[Rows from a dataset of charts and code]
===
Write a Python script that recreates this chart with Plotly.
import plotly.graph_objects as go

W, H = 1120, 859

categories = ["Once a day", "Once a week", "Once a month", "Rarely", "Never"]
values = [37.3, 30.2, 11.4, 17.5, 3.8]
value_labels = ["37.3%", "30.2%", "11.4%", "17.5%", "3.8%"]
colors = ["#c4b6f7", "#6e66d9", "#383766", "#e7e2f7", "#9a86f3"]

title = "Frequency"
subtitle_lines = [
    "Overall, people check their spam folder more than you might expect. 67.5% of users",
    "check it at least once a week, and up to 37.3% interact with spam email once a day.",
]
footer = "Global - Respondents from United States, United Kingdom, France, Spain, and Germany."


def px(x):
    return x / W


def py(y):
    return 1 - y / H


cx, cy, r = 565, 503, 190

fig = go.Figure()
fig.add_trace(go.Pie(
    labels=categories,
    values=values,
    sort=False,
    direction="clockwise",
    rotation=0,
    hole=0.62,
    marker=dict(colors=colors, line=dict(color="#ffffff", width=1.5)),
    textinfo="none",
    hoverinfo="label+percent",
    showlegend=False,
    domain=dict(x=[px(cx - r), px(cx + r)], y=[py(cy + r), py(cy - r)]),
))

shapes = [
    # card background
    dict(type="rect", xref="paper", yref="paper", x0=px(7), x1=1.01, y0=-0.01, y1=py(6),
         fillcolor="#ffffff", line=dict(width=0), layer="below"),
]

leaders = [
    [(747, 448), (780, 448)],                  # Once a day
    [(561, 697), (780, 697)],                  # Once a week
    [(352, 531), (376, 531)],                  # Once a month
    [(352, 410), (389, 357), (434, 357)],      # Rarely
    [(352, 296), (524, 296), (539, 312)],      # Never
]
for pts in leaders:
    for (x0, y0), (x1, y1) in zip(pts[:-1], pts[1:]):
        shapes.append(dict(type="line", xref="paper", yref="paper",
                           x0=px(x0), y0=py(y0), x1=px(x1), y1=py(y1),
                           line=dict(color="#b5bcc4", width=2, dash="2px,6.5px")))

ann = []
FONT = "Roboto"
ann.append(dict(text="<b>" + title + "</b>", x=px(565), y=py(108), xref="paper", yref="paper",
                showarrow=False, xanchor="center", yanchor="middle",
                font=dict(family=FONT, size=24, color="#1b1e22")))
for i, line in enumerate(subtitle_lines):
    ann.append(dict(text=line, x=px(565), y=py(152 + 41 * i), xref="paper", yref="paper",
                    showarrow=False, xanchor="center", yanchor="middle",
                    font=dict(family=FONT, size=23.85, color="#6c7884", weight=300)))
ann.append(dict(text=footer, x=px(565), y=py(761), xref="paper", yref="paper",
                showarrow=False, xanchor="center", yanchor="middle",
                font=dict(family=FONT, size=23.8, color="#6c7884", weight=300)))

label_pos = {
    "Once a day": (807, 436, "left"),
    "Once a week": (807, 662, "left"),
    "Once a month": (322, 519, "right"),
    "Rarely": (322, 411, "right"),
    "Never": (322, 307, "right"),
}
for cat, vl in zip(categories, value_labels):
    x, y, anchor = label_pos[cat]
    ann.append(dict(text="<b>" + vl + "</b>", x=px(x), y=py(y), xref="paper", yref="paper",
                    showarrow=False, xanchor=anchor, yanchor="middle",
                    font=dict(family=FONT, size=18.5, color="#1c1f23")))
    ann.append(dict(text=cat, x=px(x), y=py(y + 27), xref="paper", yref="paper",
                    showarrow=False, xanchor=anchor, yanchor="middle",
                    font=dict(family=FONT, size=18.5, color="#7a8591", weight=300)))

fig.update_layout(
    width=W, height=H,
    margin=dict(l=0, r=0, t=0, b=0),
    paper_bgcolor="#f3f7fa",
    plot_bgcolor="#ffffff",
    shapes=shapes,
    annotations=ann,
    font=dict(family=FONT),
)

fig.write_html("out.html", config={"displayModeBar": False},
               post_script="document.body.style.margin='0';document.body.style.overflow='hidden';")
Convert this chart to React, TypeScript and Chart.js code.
===
TASK STATEMENT
Set out every line from the material that contains the string "this".

OUTPUT BELOW
Write a Python script that recreates this chart with Plotly.
Convert this chart to React, TypeScript and Chart.js code.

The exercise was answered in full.